Envisager son entreprise comme un système au sein de son écosystème en étant tout à fait clair sur la raison d’être de son entreprise. Les notions de Vision, de mission, de contribution, domaine, parties prenantes, et au final de Marque avec sa promesse et l’engagement que l’entreprise prend vis-à-vis de son marché de tenir cette promesse résume le tout de la décision.

Avec la prise en compte de la notion à la base de la sociologie des organisations qui est « l’intelligence des acteurs » cette intelligence de comprendre les « bonnes raisons «  qu’à chacun  des acteurs d’agir et de réagir comme il le fait. Aussi l’intelligence des acteurs est-elle à la fois 1) l’intelligence de chacun des acteurs qui agit sur la base de ses bonnes raisons et aussi 2) l’intelligence de l’observateur qui comprend (prend avec), en les identifiant les raisons qu’ont les acteurs d’agir comme ils le font.

La bienveillance : le bien voir et le bien donner à voir

Aucune décision « sensée » ne peut exister en l’absence de la prise en compte consciente et claire de ces quelques notions de base et donc essentielles. Ces notions sont simples et exigeantes. Elles obligent l’entrepreneur comme tout décideur à devoir répondre clairement à ces quelques questions. Ses décisions, prises en fonction de ces repères « directionnel » seront alors « raisonnables ». Notons que le terme de Direction (La Direction) fortement chargé de sa dimension hiérarchique a perdu aux yeux de beaucoup ce sens d’orientation et de « sens ».

La notion de vision est essentielle au sens donné à l’entreprise par son créateur et son dirigeant. Le lien est naturel entre la clarté de la vision et la notion de bienveillance qui loin de toute notion morale et non opératoire est l’art de « bien veiller et de bien donné à voir ». Je développe cette notion dans mon article : la bienveillance ou l’art du bien veiller et du bien donner à voir.

En partageant ces réponses au sein de son organisation et avec ses parties prenantes, il permettra à l’ensemble des acteurs du système qu’est l’entreprise et de son écosystème d’agir avec sens et dans une autonomie accrue en permettant ainsi une adéquation renforcée entre les actions initiées au plus prêt de leur terrain et les circonstances et besoins de ce terrain.

Des glaces de l’iceberg aux promesses de la (perma)culture

Alors oui, seuls 1à à 15 % de la réalité d’une entreprise sont visibles. Pour filer la belle métaphore illustrée par les planches montrant une fleur avec, sous la terre, une vue de son réseau de rhizomes, faut-il, passer un temps infini, temps dont l’entrepreneur ne dispose pas, pour faire des années d’études de botaniste ?

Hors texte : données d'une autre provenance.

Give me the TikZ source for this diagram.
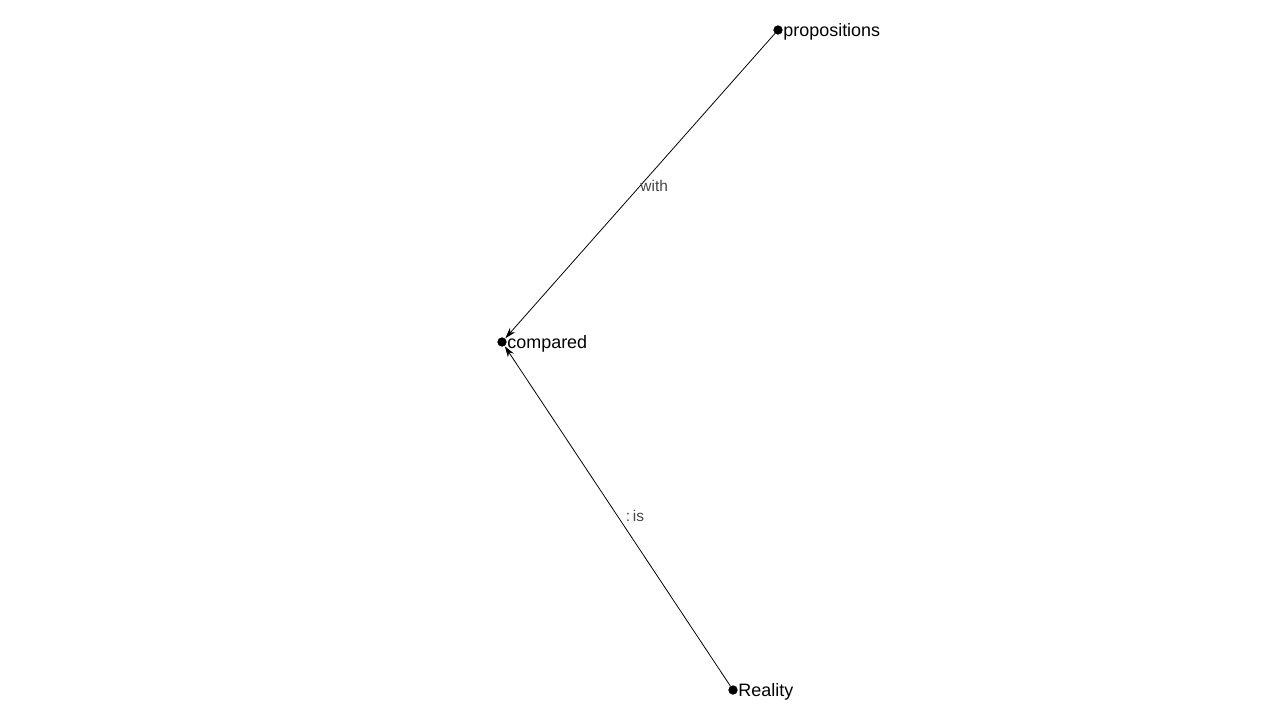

Ne vaut-il pas mieux avoir conscience de ces quelques règles simples et travailler le sol et ses profondeurs pour nourrir ces racines que sont la communauté des acteurs de l’entreprise et de son éco-système, en l’enrichissant de ses réponses.

Toute plante pousse en fonction du soleil et de la lumière qui lui sont données et accessibles. Il n’est que de voir, en forêt, les arbres allonger leurs branches pour aller chercher la lumière là où le ciel est accessible au travers des branches des autres arbres.

En conclusion

Se rendre compte que plutôt que d’être tout en haut de la pyramide, en tant que dirigeant l’on est assis tout en haut d’un iceberg a de quoi refroidir. Positivement convenons que cela est « rafraichissant » et calme des tendances à croire en sa toute puissance.

Au final il me plait de préférer pour l’entreprise l’image de la fleur à celle de l’iceberg. L’image d’un edelweiss qui lie et l’iceberg (qui est bien là) et la fleur (qui se nourrit de ses racines) me parait une bonne illustration de ce mariage.